The withholding amounts withheld by the relevant employer on the wages paid to the athletes and paid by declaring with withholding and premium service declaration are transferred to the special account opened on behalf of the relevant employer by the tax offices within five business days following the payment by making a refund with a correction receipt.
Accounting and Attachment Guarantee: In the refunds to be made by the tax offices, the provision of Article 23 of the Law No. 6183 on the Procedure for Collection of Public Receivables does not apply. In other words, tax offices will not apply the accounting provisions of Law No. 6183. In addition, the amounts in the special account cannot be pledged or attached except for the receivables within the scope of the assessments made for the misuse specified in the Regulation.
Audit and Misuse:
The refund amounts transferred to the special account and the expenditures made from this account are not taken into account as income, expense, discount or cost in income and corporate tax applications.
The accumulated interest, expenditure and all kinds of records and accounting transactions
related to the amounts transferred to the special account shall be kept in a way that will allow them to be monitored separately within the records and accounting transactions of the relevant sports club or sports joint stock company.
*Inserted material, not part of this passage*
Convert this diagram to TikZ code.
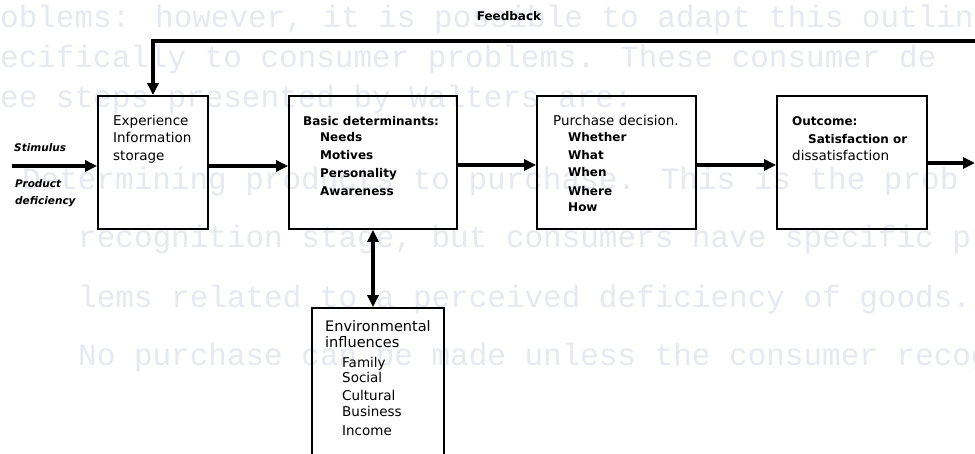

All transactions made within a year regarding the special account shall be audited at least once a year by the commission or commissions determined by the Ministry of Treasury and Finance and the Ministry of Youth and Sports.
Tax refunds that are misused from the special account shall be assessed as income (withholding) tax for the taxation period in which they are misused, on behalf of the taxpayer for whom the special account is opened, by imposing a tax loss penalty in accordance with the principles of the Tax Procedure Law No. 213 and a default interest shall be calculated.